The 60,000 sq metre centre will feature 160 shops with brands including Escada, Ted Baker, Sacoor Brothers and Pandora.

"The reason that it will ultimately be successful is because it has a high density of population within walking distance," said David Macadam, the chief executive and vice chairman for the Middle East and North Africa region of The International Council of Shopping Centres and Middle East Council of Shopping Centres.

Deerfields, a community mall in Al Bahia in the outskirts of Abu Dhabi, will feature about 162 stores, a family entertainment centre, restaurants and a cinema, with 80,000 sq metres of leasable space.

"There is a need for a whole range of retailing options. There clearly is an opening for that kind of mall in Abu Dhabi but it isn't likely to change the retail landscape," said Mr Adams.

However the real game changer in Abu Dhabi retail is still seven months away.

"Yas Mall is going to bring with it a huge amount of leisure and recreational and entertainment facilities, something we just haven't really seen in the market yet, something that might be able to compete on a bit more of a level playing field with the offers in Dubai," said Mr Green.

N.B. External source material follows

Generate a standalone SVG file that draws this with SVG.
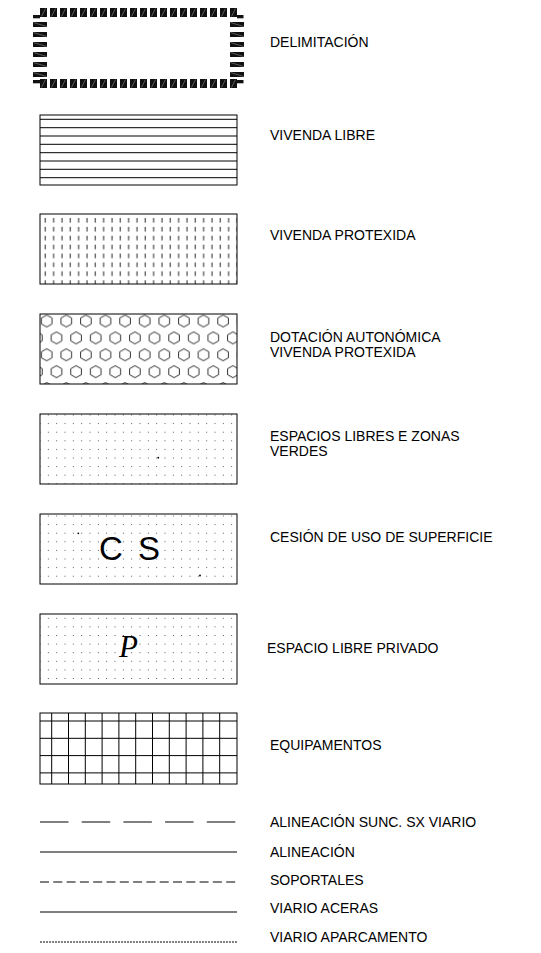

So will Dubai's malls suddenly get a lot quieter as a result of all Abu Dhabi's new shopping centres?

Not right away, according to Mr Macadam.

"Maybe in the next five or so years, Dubai may have some of their people from Abu Dhabi not visit them as often as they do today once they have a critical mass of new retail there." And many families who live in Abu Dhabi also have residences in Dubai, so they will still do some shopping while they are there.

But what about the capital's existing malls?

Analysts say Marina Mall, Al Wahda Mall and Abu Dhabi Mall will continue to do well, for now.

"However they are also going to have to start to consider and already will be considering the fact that there are going to be bigger malls coming into the market and quite often they cannibalise the new supply and take away demand from existing centres," said Mr Green.

"Some of the existing centres, they may actually lose some tenants when the likes of Yas Mall opens up. That is something we will be looking out for."